* START *

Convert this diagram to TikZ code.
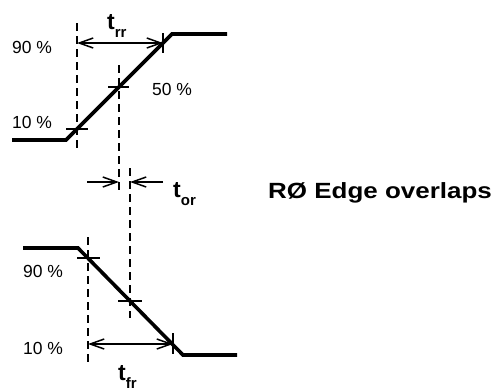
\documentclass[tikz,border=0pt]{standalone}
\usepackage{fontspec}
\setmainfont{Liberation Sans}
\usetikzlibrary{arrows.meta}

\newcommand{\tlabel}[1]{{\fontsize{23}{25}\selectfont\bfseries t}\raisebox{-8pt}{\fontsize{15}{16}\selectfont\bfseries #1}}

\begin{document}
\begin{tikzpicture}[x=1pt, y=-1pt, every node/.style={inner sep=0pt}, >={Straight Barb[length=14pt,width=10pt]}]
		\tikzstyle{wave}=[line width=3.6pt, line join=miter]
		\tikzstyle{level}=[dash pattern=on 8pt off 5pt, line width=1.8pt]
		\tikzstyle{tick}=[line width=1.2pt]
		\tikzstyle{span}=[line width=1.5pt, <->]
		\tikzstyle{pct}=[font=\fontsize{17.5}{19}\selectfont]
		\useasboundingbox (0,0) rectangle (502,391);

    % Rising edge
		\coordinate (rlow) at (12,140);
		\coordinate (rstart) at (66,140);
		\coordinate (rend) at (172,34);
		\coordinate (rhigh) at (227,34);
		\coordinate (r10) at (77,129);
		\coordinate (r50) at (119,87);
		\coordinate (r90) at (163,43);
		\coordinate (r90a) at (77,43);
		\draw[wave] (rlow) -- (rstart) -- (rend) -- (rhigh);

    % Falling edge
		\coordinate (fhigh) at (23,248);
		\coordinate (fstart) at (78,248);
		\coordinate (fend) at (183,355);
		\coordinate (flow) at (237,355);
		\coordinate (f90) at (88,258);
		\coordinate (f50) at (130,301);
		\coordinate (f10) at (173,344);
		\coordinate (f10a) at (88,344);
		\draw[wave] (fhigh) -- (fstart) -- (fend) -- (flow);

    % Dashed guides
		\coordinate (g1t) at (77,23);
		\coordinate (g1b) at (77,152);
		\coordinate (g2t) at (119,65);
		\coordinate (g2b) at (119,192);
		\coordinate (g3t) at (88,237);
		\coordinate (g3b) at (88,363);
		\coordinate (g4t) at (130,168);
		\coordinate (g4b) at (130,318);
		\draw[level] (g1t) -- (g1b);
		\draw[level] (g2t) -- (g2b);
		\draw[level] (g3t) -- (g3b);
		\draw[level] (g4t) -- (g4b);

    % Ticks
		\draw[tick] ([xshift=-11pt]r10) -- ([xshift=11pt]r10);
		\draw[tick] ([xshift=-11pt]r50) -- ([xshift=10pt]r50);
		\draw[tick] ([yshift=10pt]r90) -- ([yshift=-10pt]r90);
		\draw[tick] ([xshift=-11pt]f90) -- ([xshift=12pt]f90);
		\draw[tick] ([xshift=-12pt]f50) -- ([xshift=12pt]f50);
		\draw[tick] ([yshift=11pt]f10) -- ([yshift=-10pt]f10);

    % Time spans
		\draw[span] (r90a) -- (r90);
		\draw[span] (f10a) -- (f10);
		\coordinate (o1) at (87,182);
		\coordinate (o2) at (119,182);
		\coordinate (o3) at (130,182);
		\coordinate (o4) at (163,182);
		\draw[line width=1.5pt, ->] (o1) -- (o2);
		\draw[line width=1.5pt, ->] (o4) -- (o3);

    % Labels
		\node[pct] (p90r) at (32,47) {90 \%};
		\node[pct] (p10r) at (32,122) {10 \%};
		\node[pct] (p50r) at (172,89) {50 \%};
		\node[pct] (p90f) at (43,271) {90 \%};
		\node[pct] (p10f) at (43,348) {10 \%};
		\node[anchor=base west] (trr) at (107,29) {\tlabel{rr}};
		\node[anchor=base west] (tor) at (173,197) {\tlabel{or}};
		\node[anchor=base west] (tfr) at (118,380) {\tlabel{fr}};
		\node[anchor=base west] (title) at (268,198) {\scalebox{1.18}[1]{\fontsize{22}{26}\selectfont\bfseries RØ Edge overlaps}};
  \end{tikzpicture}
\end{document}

* END *
* START *

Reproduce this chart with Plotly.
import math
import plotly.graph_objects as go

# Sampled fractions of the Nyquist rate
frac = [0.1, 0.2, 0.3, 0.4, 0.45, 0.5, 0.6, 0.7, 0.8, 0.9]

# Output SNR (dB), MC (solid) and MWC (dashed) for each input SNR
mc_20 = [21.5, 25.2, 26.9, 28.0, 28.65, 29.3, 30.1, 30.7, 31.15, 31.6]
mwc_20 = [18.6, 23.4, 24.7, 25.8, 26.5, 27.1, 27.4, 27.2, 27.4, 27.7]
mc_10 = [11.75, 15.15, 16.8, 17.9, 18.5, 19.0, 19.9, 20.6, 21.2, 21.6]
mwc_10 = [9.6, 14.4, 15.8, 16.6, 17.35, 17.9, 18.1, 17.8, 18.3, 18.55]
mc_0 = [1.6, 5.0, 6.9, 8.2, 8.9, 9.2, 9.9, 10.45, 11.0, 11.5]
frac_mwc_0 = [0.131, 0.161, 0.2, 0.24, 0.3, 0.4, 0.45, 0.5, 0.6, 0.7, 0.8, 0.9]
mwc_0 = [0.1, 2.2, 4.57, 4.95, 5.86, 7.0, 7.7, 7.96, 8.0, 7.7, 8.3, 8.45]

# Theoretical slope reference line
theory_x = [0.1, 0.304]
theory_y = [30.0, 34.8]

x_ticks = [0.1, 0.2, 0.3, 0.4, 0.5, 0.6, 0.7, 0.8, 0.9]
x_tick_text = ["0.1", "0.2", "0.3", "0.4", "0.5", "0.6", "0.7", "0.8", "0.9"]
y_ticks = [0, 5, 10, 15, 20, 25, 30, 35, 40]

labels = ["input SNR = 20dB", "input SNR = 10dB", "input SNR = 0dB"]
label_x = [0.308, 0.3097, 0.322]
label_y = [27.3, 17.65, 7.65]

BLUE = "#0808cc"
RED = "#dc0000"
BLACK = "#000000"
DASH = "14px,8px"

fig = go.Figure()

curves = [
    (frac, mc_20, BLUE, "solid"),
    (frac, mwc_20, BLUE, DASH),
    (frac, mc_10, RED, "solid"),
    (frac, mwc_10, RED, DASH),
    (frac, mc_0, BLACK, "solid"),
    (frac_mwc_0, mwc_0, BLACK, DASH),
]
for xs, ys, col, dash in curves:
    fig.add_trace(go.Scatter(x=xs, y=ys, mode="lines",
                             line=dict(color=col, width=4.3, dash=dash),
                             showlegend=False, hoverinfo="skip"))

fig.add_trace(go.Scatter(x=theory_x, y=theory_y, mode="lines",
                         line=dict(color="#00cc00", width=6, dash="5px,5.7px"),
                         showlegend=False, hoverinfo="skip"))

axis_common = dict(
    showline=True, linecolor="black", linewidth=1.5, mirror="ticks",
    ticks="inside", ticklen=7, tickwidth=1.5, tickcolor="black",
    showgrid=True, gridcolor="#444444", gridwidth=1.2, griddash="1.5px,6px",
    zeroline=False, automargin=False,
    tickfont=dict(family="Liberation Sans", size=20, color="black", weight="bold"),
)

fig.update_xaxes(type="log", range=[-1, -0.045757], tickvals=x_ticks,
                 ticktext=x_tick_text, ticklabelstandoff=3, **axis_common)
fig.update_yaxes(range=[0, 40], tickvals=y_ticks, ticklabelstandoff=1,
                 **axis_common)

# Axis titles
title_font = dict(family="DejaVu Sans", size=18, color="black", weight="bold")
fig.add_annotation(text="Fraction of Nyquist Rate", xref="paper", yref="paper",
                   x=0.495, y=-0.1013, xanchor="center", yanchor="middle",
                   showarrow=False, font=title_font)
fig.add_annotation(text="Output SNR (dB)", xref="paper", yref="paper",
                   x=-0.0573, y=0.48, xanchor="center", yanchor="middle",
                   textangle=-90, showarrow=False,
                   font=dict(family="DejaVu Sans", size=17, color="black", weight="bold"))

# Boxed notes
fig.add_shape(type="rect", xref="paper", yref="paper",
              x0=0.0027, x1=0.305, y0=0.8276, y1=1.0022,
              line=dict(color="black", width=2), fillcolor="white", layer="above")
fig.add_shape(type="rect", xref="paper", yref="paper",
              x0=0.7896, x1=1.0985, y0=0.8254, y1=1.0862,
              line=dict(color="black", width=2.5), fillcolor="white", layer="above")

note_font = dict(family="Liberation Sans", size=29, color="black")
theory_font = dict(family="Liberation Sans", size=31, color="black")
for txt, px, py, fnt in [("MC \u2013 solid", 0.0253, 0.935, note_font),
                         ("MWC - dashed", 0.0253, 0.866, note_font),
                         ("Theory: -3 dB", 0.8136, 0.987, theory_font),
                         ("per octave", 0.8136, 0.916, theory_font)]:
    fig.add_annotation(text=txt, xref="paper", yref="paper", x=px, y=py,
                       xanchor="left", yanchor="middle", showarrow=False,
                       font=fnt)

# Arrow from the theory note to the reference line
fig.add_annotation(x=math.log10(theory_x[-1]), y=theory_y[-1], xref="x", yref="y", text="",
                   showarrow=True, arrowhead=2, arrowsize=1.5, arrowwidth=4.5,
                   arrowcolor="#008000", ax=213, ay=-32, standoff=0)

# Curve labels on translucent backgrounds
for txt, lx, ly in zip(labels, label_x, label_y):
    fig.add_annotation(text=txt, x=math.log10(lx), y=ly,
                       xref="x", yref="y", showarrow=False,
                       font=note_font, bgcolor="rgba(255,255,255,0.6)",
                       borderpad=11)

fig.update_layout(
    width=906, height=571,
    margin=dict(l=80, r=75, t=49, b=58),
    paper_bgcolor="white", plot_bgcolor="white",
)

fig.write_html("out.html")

* END *
* START *

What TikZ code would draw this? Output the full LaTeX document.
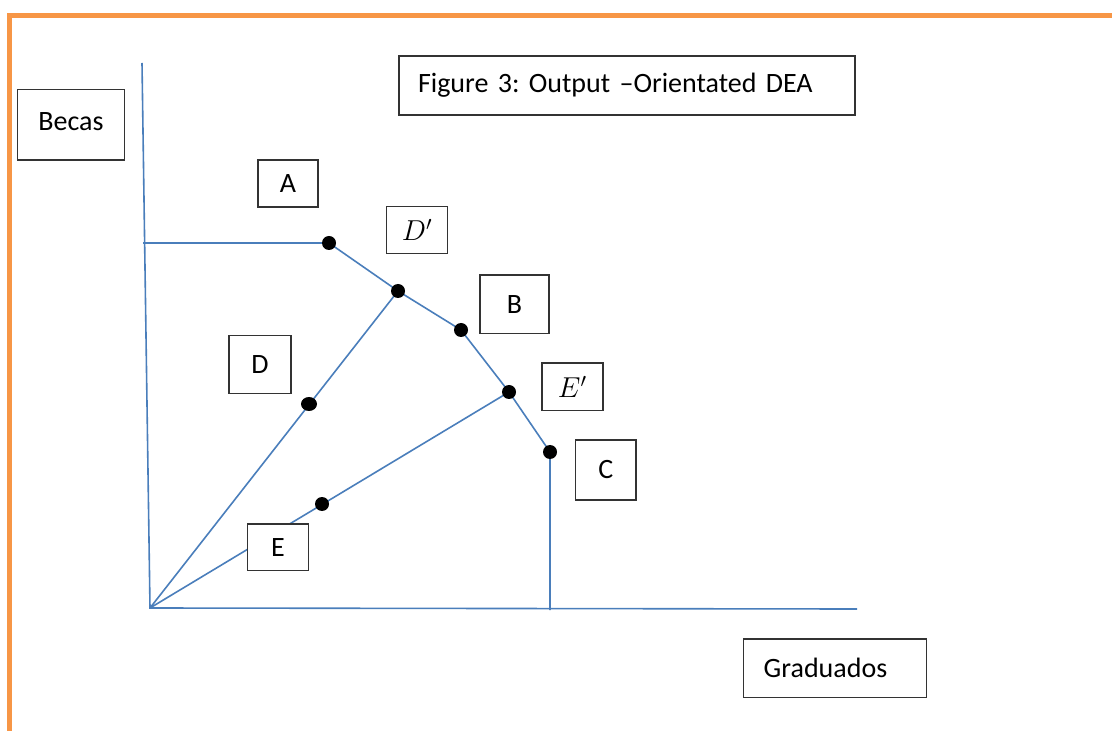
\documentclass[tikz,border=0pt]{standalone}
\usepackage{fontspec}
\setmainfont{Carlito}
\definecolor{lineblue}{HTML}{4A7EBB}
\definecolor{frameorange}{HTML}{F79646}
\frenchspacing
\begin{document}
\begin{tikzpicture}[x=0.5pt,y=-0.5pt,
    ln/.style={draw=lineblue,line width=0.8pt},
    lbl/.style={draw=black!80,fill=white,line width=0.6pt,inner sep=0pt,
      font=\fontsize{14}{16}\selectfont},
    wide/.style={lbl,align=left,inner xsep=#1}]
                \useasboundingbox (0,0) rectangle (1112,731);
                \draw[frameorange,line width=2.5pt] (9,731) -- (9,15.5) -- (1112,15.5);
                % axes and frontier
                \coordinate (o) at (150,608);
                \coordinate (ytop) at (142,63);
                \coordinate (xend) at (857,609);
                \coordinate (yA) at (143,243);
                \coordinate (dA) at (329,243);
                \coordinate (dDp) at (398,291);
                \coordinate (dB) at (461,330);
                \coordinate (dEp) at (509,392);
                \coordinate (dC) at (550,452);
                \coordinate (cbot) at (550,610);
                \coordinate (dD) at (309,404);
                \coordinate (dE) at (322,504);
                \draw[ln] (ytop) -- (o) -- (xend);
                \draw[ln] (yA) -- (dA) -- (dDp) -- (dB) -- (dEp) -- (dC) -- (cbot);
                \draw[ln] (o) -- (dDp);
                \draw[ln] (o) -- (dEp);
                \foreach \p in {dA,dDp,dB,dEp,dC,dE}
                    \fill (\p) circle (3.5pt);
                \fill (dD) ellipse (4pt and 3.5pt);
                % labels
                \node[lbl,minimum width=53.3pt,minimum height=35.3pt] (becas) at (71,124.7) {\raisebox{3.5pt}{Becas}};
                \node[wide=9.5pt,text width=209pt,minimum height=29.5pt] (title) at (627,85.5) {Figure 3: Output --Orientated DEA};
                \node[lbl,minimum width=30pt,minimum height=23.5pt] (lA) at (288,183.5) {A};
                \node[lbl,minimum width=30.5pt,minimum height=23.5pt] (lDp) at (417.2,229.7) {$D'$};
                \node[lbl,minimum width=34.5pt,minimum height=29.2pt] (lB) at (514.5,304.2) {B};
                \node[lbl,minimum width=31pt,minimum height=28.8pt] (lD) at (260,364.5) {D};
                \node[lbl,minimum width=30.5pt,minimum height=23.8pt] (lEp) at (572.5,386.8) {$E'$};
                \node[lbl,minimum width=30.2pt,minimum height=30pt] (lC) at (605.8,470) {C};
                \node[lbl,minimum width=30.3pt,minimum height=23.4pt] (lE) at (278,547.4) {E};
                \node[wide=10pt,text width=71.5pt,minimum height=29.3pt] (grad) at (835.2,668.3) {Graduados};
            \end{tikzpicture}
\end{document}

* END *

(REQUIRED WORK)
Show every line of the listing in which the string "Output" can be found.

(CORRECT RESULT)
# Output SNR (dB), MC (solid) and MWC (dashed) for each input SNR
fig.add_annotation(text="Output SNR (dB)", xref="paper", yref="paper",
What TikZ code would draw this? Output the full LaTeX document.
                \node[wide=9.5pt,text width=209pt,minimum height=29.5pt] (title) at (627,85.5) {Figure 3: Output --Orientated DEA};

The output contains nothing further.